# Working data
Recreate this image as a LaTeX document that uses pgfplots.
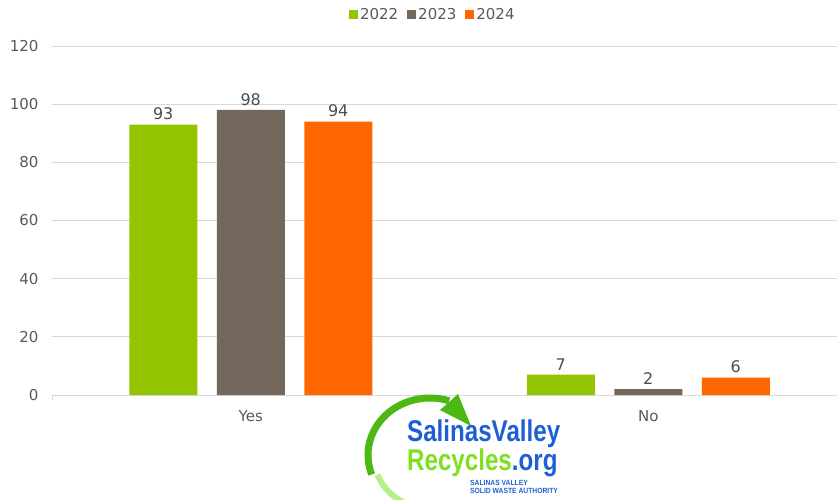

---

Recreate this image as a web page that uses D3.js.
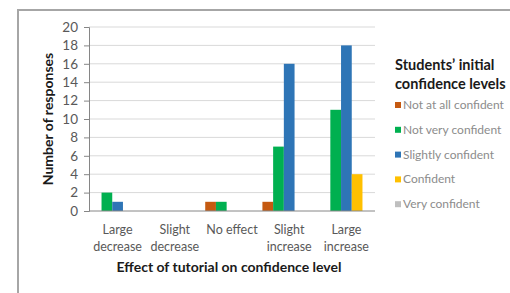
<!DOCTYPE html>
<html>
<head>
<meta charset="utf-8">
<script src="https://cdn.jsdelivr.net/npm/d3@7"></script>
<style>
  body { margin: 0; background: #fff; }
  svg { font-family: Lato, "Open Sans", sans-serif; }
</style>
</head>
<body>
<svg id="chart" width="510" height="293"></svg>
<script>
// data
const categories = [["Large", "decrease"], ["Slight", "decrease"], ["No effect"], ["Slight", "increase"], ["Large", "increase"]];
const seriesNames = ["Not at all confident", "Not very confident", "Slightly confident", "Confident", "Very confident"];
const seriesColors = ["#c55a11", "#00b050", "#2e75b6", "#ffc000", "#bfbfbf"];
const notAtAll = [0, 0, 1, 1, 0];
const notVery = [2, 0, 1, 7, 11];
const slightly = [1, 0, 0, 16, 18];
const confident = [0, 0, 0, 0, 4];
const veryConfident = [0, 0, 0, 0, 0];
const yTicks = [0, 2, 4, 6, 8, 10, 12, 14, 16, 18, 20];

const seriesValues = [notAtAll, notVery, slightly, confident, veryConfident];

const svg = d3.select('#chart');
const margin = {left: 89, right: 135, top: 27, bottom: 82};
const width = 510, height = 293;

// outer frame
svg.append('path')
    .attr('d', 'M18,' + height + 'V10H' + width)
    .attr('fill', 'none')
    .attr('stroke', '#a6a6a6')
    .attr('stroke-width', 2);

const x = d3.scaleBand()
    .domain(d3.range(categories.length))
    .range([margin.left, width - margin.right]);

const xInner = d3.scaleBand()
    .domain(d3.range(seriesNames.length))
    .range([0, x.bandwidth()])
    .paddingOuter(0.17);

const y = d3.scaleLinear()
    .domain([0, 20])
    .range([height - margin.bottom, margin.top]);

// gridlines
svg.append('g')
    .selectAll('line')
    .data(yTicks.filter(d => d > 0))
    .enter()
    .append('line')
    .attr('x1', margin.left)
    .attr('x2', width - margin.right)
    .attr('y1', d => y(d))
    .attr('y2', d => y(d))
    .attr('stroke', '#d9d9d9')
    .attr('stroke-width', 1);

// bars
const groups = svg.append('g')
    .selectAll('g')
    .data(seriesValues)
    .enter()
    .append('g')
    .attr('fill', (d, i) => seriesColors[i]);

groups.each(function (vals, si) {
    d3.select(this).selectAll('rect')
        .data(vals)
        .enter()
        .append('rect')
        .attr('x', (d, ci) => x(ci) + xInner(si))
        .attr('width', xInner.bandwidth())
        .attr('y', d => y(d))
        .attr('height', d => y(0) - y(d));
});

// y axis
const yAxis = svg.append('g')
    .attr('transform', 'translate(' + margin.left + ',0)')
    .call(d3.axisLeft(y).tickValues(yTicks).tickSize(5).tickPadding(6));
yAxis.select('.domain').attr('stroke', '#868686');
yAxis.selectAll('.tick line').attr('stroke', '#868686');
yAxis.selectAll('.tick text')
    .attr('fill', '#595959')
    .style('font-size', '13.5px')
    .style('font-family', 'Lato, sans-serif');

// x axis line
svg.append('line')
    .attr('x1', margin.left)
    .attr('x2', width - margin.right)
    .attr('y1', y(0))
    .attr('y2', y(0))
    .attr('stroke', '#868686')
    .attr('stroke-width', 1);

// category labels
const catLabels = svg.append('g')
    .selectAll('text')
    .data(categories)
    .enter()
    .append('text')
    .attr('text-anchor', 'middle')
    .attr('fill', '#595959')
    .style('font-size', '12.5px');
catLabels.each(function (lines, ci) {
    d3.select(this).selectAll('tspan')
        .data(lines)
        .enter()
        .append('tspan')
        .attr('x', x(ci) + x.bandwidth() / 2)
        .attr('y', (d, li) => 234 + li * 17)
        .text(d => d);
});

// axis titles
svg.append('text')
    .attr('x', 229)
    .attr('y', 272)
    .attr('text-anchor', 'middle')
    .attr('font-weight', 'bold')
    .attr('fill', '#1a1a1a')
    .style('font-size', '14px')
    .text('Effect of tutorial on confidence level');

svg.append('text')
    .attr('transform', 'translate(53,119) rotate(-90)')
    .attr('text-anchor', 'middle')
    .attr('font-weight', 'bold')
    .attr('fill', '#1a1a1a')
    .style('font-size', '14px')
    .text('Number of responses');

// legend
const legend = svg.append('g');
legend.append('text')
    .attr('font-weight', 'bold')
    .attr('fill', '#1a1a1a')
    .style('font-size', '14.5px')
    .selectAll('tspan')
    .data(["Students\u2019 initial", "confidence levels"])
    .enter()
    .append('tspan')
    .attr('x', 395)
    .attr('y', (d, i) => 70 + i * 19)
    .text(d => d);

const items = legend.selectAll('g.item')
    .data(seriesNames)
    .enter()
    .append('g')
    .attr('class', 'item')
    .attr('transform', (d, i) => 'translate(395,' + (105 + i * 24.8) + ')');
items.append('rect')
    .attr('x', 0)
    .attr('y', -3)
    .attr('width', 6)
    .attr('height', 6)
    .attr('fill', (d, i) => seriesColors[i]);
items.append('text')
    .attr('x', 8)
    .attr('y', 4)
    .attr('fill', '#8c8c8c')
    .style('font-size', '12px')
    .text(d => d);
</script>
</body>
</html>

# Problem details
From the entries above, extract each line containing "image".

# Answer below
Recreate this image as a LaTeX document that uses pgfplots.
Recreate this image as a web page that uses D3.js.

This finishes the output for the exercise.